Leipzig. Der Leipziger Schriftsteller Werner Heiduczek ist mit 92 Jahren gestorben. Sein Roman „Tod am Meer“ wurde ein Jahr nach seinem Erscheinen verboten.

In Werner Heiduczeks 1977 erschienenem Roman „Tod am Meer“ erleidet der Leipziger Schriftsteller Jablonski in Bulgarien einen Schlaganfall und stirbt wenige Wochen später im Krankenhaus. Zuvor aber legt er noch eine Art Lebensbeichte ab, in der er mit Kritik und Selbstkritik nicht spart. Das Buch wurde ein Jahr nach seinem Erscheinen in der DDR verboten, nachdem der sowjetische Botschafter bei Erich Honecker interveniert und dem Autor „antisowjetische Propaganda“ vorgeworfen hatte, da dort unter anderem von Vergewaltigungen deutscher Frauen durch Angehörige der Roten Armee am Ende des Zweiten Weltkriegs die Rede ist.

Dass nun, im Alter von 92 Jahren, auch der Autor an den Folgen eines Schlaganfalls gestorben ist, ist einer jener seltsamen Zufälle, die das Leben schreibt.
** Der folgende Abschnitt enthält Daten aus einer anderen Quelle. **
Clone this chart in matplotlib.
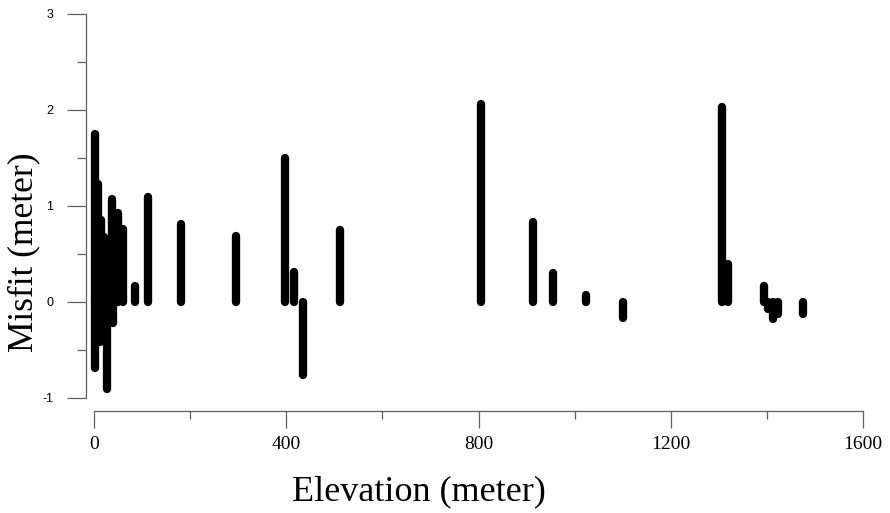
import numpy as np
import matplotlib.pyplot as plt
from matplotlib.ticker import MultipleLocator

plt.rcParams['axes.unicode_minus'] = False

# elevation (m) and misfit (m)
elevation = [2, 3, 9, 15, 21, 28, 13, 40, 37, 50, 60, 85, 112, 180, 296,
             398, 417, 434, 512, 805, 914, 955, 1023, 1100, 1306, 1320,
             1394, 1402, 1412, 1424, 1476]
misfit = [1.75, -0.69, 1.23, 0.85, 0.68, -0.91, -0.42, -0.22, 1.07, 0.93,
          0.76, 0.17, 1.09, 0.81, 0.69, 1.50, 0.31, -0.76, 0.75, 2.06,
          0.83, 0.30, 0.07, -0.17, 2.03, 0.40, 0.17, -0.07, -0.18, -0.12,
          -0.13]

fig = plt.figure(figsize=(8.9, 5.13), dpi=100)
ax = fig.add_axes([94/890, 1-398/513, 769/890, 384/513])

lc = ax.vlines(elevation, 0, misfit, colors='black', linewidth=6,
               capstyle='round')
lc.set_clip_on(False)

ax.set_xlim(0, 1600)
ax.set_ylim(-1, 3)

spc = '#606060'
for s in ['top', 'right']:
    ax.spines[s].set_visible(False)
ax.spines['left'].set_position(('outward', 5.8))
ax.spines['bottom'].set_position(('outward', 9.4))
for s in ['left', 'bottom']:
    ax.spines[s].set_color(spc)
    ax.spines[s].set_linewidth(0.9)

ax.xaxis.set_major_locator(MultipleLocator(400))
ax.xaxis.set_minor_locator(MultipleLocator(200))
ax.yaxis.set_major_locator(MultipleLocator(1))
ax.yaxis.set_minor_locator(MultipleLocator(0.5))

ax.tick_params(axis='x', which='major', length=12, width=0.9, color=spc,
               pad=6, labelsize=14)
ax.tick_params(axis='x', which='minor', length=6, width=0.9, color=spc)
ax.tick_params(axis='y', which='major', length=13.7, width=0.9, color=spc,
               pad=10, labelsize=9)
ax.tick_params(axis='y', which='minor', length=6.5, width=0.9, color=spc)

for lab in ax.get_xticklabels():
    lab.set_fontfamily('Liberation Serif')
for lab in ax.get_yticklabels():
    lab.set_fontfamily('Liberation Sans')

fig.text(419/890, 1-492/513, 'Elevation (meter)', fontsize=26,
         fontfamily='Liberation Serif', ha='center', va='center')
fig.text(24/890, 1-252/513, 'Misfit (meter)', fontsize=25.5,
         fontfamily='Liberation Serif', ha='center', va='center',
         rotation=90)

fig.savefig('out.png', dpi=100)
Dennoch hatte das Buch, über das dereinst heftig gestritten wurde und das heute in über 20 Sprachen übersetzt ist, viel mit Heiduczeks Biografie zu tun. Er stammte wie sein Held aus Oberschlesien, arbeitete in den 60er-Jahren als Deutschlehrer im bulgarischen Burgas und begrüßte zunächst den Aufbau der DDR-Gesellschaft, bis ihn die Widersprüche zur Kritik an den tatsächlichen Verhältnissen und zur Revidierung seiner Haltung veranlassten.
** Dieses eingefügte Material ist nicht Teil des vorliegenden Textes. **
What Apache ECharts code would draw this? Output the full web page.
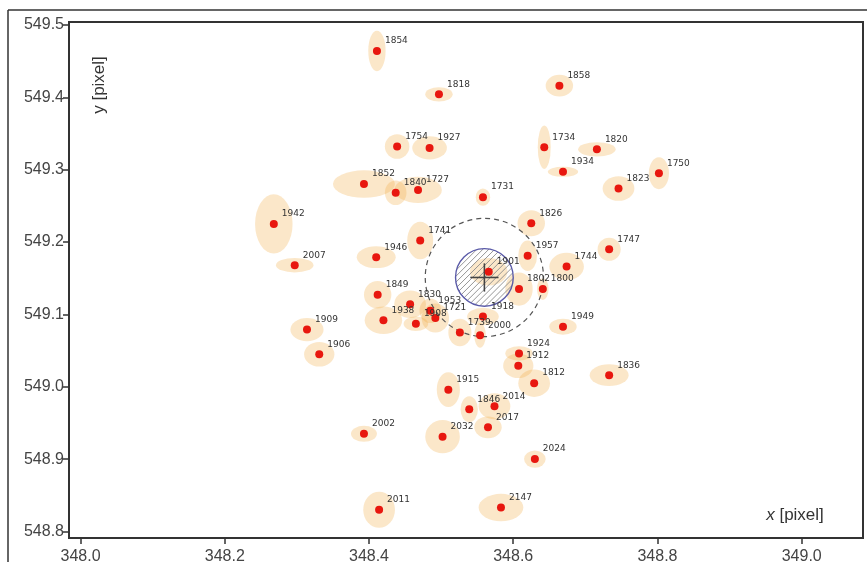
<!DOCTYPE html>
<html>
<head>
<meta charset="utf-8">
<script src="https://cdn.jsdelivr.net/npm/echarts@6/dist/echarts.min.js"></script>
<style>
  html, body { margin: 0; padding: 0; background: #fff; }
  #chart { width: 867px; height: 562px; }
</style>
</head>
<body>
<div id="chart"></div>
<script>
// Epoch labels of the measured positions
const epochs = ['1854','1818','1858','1754','1927','1734','1934','1852','1840','1727',
  '1731','1820','1750','1823','1942','2007','1741','1946','1826','1957',
  '1744','1901','1802','1800','1849','1830','1953','1721','1908','1938',
  '1918','1739','2000','1909','1906','1949','1924','1912','1747','1836',
  '1812','1915','1846','2014','2017','2002','2032','2024','2011','2147'];
// Measured x and y positions [pixel]
const xPos = [348.411,348.497,348.664,348.439,348.484,348.643,348.669,348.393,348.437,348.468,
  348.558,348.716,348.802,348.746,348.268,348.297,348.471,348.410,348.625,348.620,
  348.674,348.566,348.608,348.641,348.412,348.457,348.485,348.492,348.465,348.420,
  348.558,348.526,348.554,348.314,348.331,348.669,348.608,348.607,348.733,348.733,
  348.629,348.510,348.539,348.574,348.565,348.393,348.502,348.630,348.414,348.583];
const yPos = [549.464,549.404,549.416,549.332,549.330,549.331,549.297,549.280,549.268,549.272,
  549.262,549.328,549.295,549.274,549.225,549.168,549.202,549.179,549.226,549.181,
  549.166,549.159,549.135,549.135,549.127,549.114,549.105,549.095,549.087,549.092,
  549.097,549.075,549.071,549.079,549.045,549.083,549.046,549.029,549.190,549.016,
  549.005,548.996,548.969,548.973,548.944,548.935,548.931,548.900,548.830,548.833];
// Uncertainty ellipse semi-axes [pixel]
const errX = [0.012,0.019,0.019,0.017,0.024,0.009,0.021,0.043,0.015,0.033,
  0.010,0.026,0.014,0.022,0.026,0.026,0.018,0.027,0.019,0.013,
  0.024,0.026,0.019,0.008,0.019,0.022,0.015,0.019,0.017,0.026,
  0.022,0.016,0.008,0.023,0.021,0.019,0.019,0.021,0.016,0.027,
  0.022,0.016,0.012,0.022,0.019,0.018,0.024,0.015,0.022,0.031];
const errY = [0.028,0.010,0.015,0.017,0.016,0.030,0.007,0.019,0.017,0.018,
  0.012,0.010,0.022,0.017,0.041,0.010,0.026,0.015,0.018,0.021,
  0.019,0.019,0.023,0.015,0.019,0.019,0.017,0.020,0.010,0.019,
  0.012,0.019,0.017,0.016,0.017,0.011,0.010,0.017,0.016,0.015,
  0.019,0.024,0.018,0.018,0.015,0.011,0.023,0.012,0.025,0.019];
// Mean position, its uncertainty radius and the outer search radius
const meanPos = [348.560, 549.151];
const meanRadius = [0.040];
const searchRadius = [0.082];
// Tick values
const xTicks = [348.0, 348.2, 348.4, 348.6, 348.8, 349.0];
const yTicks = [548.8, 548.9, 549.0, 549.1, 549.2, 549.3, 549.4, 549.5];

const points = epochs.map((e, i) => [xPos[i], yPos[i], e]);
const ellipses = epochs.map((e, i) => [xPos[i], yPos[i], errX[i], errY[i]]);

const chart = echarts.init(document.getElementById('chart'), null, { renderer: 'canvas' });

const axisCommon = {
  type: 'value',
  axisLine: { show: true, onZero: false, lineStyle: { color: '#333', width: 2 } },
  axisTick: { show: true, inside: false, length: 6, lineStyle: { color: '#333', width: 1.5 } },
  axisLabel: {
    show: true, color: '#444', fontSize: 16, fontFamily: 'Liberation Sans',
    formatter: v => v.toFixed(1)
  },
  splitLine: { show: false }
};

chart.setOption({
  animation: false,
  backgroundColor: '#fff',
  grid: {
    left: 69, right: 4, top: 22, bottom: 24,
    containLabel: false, outerBoundsMode: 'none',
    show: true, borderColor: '#333', borderWidth: 2, backgroundColor: 'transparent'
  },
  xAxis: Object.assign({}, axisCommon, {
    min: 347.984, max: 349.085,
    axisTick: Object.assign({}, axisCommon.axisTick, { customValues: xTicks }),
    axisLabel: Object.assign({}, axisCommon.axisLabel, { customValues: xTicks, margin: 11 })
  }),
  yAxis: Object.assign({}, axisCommon, {
    min: 548.791, max: 549.504,
    axisTick: Object.assign({}, axisCommon.axisTick, { customValues: yTicks }),
    axisLabel: Object.assign({}, axisCommon.axisLabel, { customValues: yTicks, margin: 5 })
  }),
  graphic: [
    { type: 'line', shape: { x1: 8, y1: 10, x2: 867, y2: 10 }, style: { stroke: '#333', lineWidth: 1.5 }, silent: true },
    { type: 'line', shape: { x1: 8, y1: 10, x2: 8, y2: 562 }, style: { stroke: '#333', lineWidth: 1.5 }, silent: true },
    {
      type: 'text', x: 99, y: 85, rotation: Math.PI / 2,
      style: {
        text: 'y [pixel]', fill: '#333', font: '17px "Liberation Sans"',
        align: 'center', verticalAlign: 'middle'
      }, silent: true
    },
    {
      type: 'text', x: 795, y: 515,
      style: {
        text: '{i|x} [pixel]', fill: '#333', font: '17px "Liberation Sans"',
        align: 'center', verticalAlign: 'middle',
        rich: { i: { fontStyle: 'italic', fontSize: 17, fontFamily: 'Liberation Sans', fill: '#333' } }
      }, silent: true
    }
  ],
  series: [
    {
      // uncertainty ellipses
      type: 'custom',
      data: ellipses,
      clip: true,
      z: 1,
      renderItem: function (params, api) {
        const c = api.coord([api.value(0), api.value(1)]);
        const s = api.size([api.value(2), api.value(3)]);
        const rx = s[0], ry = s[1];
        return {
          type: 'circle',
          x: c[0], y: c[1],
          scaleX: rx / ry, scaleY: 1,
          shape: { cx: 0, cy: 0, r: ry },
          style: { fill: 'rgba(240,170,60,0.28)' },
          silent: true
        };
      }
    },
    {
      // mean position with its hatched uncertainty disc and the search circle
      type: 'custom',
      data: [[meanPos[0], meanPos[1], meanRadius[0], searchRadius[0]]],
      z: 2,
      renderItem: function (params, api) {
        const c = api.coord([api.value(0), api.value(1)]);
        const R = api.size([api.value(2), 0])[0];
        const R2 = api.size([api.value(3), 0])[0];
        const children = [];
        const gap = 4.2;
        const n = Math.floor(R / gap);
        const k = Math.SQRT1_2;
        for (let i = -n; i <= n; i++) {
          const d = i * gap;
          const t = Math.sqrt(Math.max(R * R - d * d, 0));
          const px = c[0] + d * k, py = c[1] + d * k;
          children.push({
            type: 'line',
            shape: { x1: px - t * k, y1: py + t * k, x2: px + t * k, y2: py - t * k },
            style: { stroke: '#8a8a8a', lineWidth: 0.9 }
          });
        }
        children.push({
          type: 'circle', shape: { cx: c[0], cy: c[1], r: R },
          style: { fill: 'none', stroke: '#5a5aa8', lineWidth: 1.4 }
        });
        children.push({
          type: 'circle', shape: { cx: c[0], cy: c[1], r: R2 },
          style: { fill: 'none', stroke: '#555', lineWidth: 1.2, lineDash: [5, 4] }
        });
        const arm = R * 0.49;
        children.push({
          type: 'line', shape: { x1: c[0] - arm, y1: c[1], x2: c[0] + arm, y2: c[1] },
          style: { stroke: '#444', lineWidth: 1.6 }
        });
        children.push({
          type: 'line', shape: { x1: c[0], y1: c[1] - arm, x2: c[0], y2: c[1] + arm },
          style: { stroke: '#444', lineWidth: 1.6 }
        });
        return { type: 'group', children: children, silent: true };
      }
    },
    {
      type: 'scatter',
      data: points,
      z: 3,
      symbol: 'circle',
      symbolSize: 8,
      itemStyle: { color: '#e8170f', opacity: 1 },
      label: {
        show: true,
        position: 'right',
        distance: 4,
        offset: [0, -10],
        formatter: p => p.value[2],
        color: '#333',
        fontSize: 9,
        fontFamily: 'DejaVu Sans'
      },
      emphasis: { disabled: true }
    }
  ]
});
</script>
</body>
</html>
Von der teils heftigen Kritik, die der Roman auch vonseiten der DDR-Medien erfuhr, erholte sich Heidu-czek lange Zeit nicht. Er zog sich zurück und schrieb Kinderbücher und Märchen, darunter die wunderbare Parabel „Das verschenkte Weinen“.

2005 legte Heiduczek im Leipziger Verlag Faber & Faber seine Erinnerungen unter dem Titel „Die Schatten meiner Toten“ vor. Von Jugend an bis ins hohe Alter war der Autor immer wieder mit dem Sterben konfrontiert worden: Der frühe Tod des Bruders, der Selbstmord der Tochter und der Krebstod seiner Frau haben sein Leben entscheidend mitgeprägt. Als Soldat hat er noch in den letzten Kriegstagen Kameraden fallen sehen. Und in jenen Jahren, als er sich für das Schriftstellerdasein entschied, beförderte ihn eine tückische Krankheit in den Grenzbereich zwischen Leben und Tod.
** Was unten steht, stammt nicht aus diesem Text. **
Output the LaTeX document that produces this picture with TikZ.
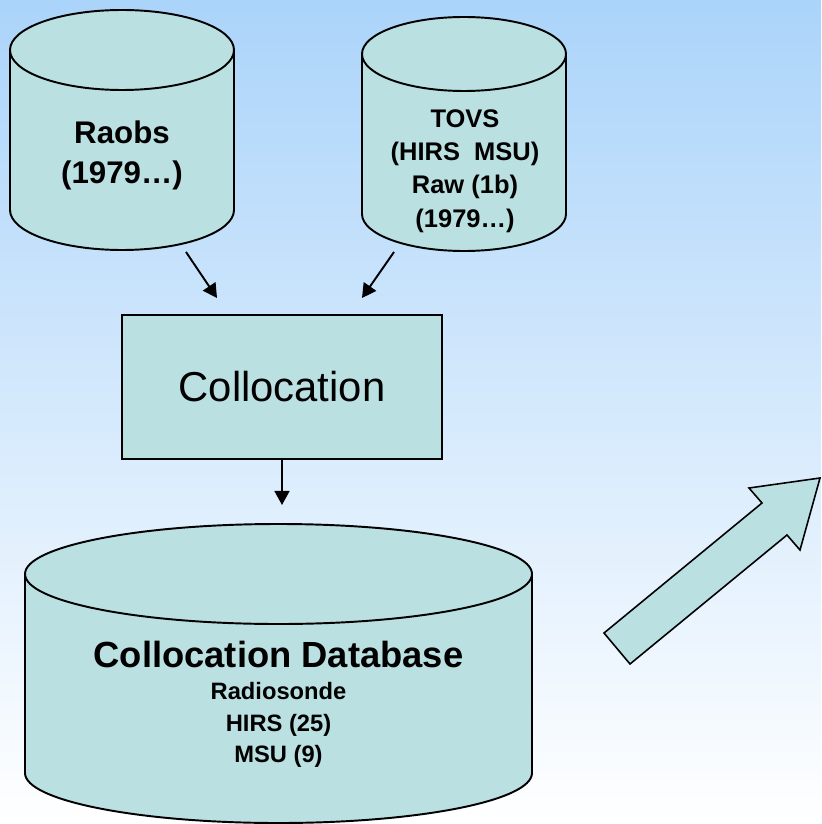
\documentclass[tikz,border=0pt]{standalone}
\usepackage{fontspec}
\setmainfont{Liberation Sans}
\usetikzlibrary{arrows.meta}
\definecolor{bgtop}{HTML}{ABD4FA}
\definecolor{bgmid}{HTML}{E0EDFC}
\definecolor{bgbot}{HTML}{FFFFFF}
\definecolor{drum}{HTML}{BAE0E2}
\tikzset{
  tank/.style={draw=black, fill=drum, line width=1.1pt, line join=round},
  tankrim/.style={draw=black, line width=1.1pt},
  block/.style={draw=black, fill=drum, line width=1.1pt, minimum width=6.4cm, minimum height=2.88cm, inner sep=0pt},
  flow/.style={draw=black, line width=1.1pt, -{Triangle[length=8pt,width=8.5pt]}},
  bigarr/.style={draw=black, fill=drum, line width=0.9pt, line join=miter},
  labbig/.style={align=center, font=\fontsize{17.8}{22.7}\selectfont\bfseries},
  labsmall/.style={align=center, font=\fontsize{14.5}{18.9}\selectfont\bfseries},
  labbox/.style={font=\fontsize{23.8}{28}\selectfont},
  labtitle/.style={font=\fontsize{20.7}{25}\selectfont\bfseries},
  labsub/.style={align=center, font=\fontsize{13.5}{17.8}\selectfont\bfseries},
}
% cx, top centre y, bottom centre y, rx, ry
\newcommand{\tank}[5]{%
  \draw[tank] (#1-#4,#2) -- (#1-#4,#3) arc (180:360:#4 and #5)
    -- (#1+#4,#2) arc (0:180:#4 and #5) -- cycle;
  \draw[tankrim] (#1-#4,#2) arc (180:360:#4 and #5);
}

\begin{document}
\begin{tikzpicture}[x=0.02cm, y=0.02cm]
  \shade[top color=bgtop, middle color=bgmid, bottom color=bgbot] (0,0) rectangle (821,-824);

  % source data
  \tank{122}{-50}{-210}{112}{40}
  \tank{464}{-54}{-214}{102}{37}
  \node[labbig] (raobs) at (122,-155) {Raobs\\(1979…)};
  \node[labsmall] (tovs) at (465,-171) {TOVS\\(HIRS\ \ MSU)\\Raw (1b)\\(1979…)};

  % collocation step
  \node[block] (coll) at (282,-387) {};
  \node[labbox] at (coll.center) {Collocation};

  \coordinate (raobs-out) at (186,-252);
  \coordinate (coll-inl) at (217,-298);
  \coordinate (tovs-out) at (394,-252);
  \coordinate (coll-inr) at (362,-298);
  \coordinate (cdb-in) at (282,-505);
  \draw[flow] (raobs-out) -- (coll-inl);
  \draw[flow] (tovs-out) -- (coll-inr);
  \draw[flow] (coll.south) -- (cdb-in);

  % database
  \tank{278.5}{-574}{-773}{253.5}{50}
  \node[labtitle] (cdb) at (278.5,-654) {Collocation Database};
  \node[labsub] (cdbsub) at (278.5,-725) {Radiosonde\\HIRS (25)\\MSU (9)};

  % outlook
  \draw[bigarr] (604,-633) -- (762,-503) -- (749,-488) -- (820,-478)
    -- (800,-550) -- (787,-535) -- (630,-664) -- cycle;
\end{tikzpicture}
\end{document}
1926 in Hindenburg, dem polnischen Zabrze, geboren, verschlug es Heiduczek zunächst nach Halle. Die 70er- und 80er-Jahre sowie die Wende erlebte er in Leipzig. Am Sonntag starb er in Zwenkau bei Leipzig. Seine Romane und Kinderbücher haben ihn in der jüngeren deutschen Literaturgeschichte fest verankert: In „Abschied von den Engeln“ (1968) arbeitete er die Nachkriegszeit auf fragte nach der Verantwortung seiner Generation. Bereits in „Mark Aurel oder Ein Semester Zärtlichkeit“ (1971) treten die DDR-Konflikte offen zu Tage, und mit dem gleichen moralischen Impetus stellte er zehn Jahre später die Frage nach der Integrität der Gestalter der sozialistischen Ordnung. In „Tod am Meer“ lässt er seinen Ich-Erzähler Jablonski dann sagen: „Ich bekenne mich zu meinen Irrtümern.“

Heiduczek zählte neben Christa Wolf, Erich Loest und Erik Neutsch zu den bekanntesten Schriftstellern des mitteldeutschen Raums. Er war Gründungsmitglied der Freien Akademie der Künste in Leipzig.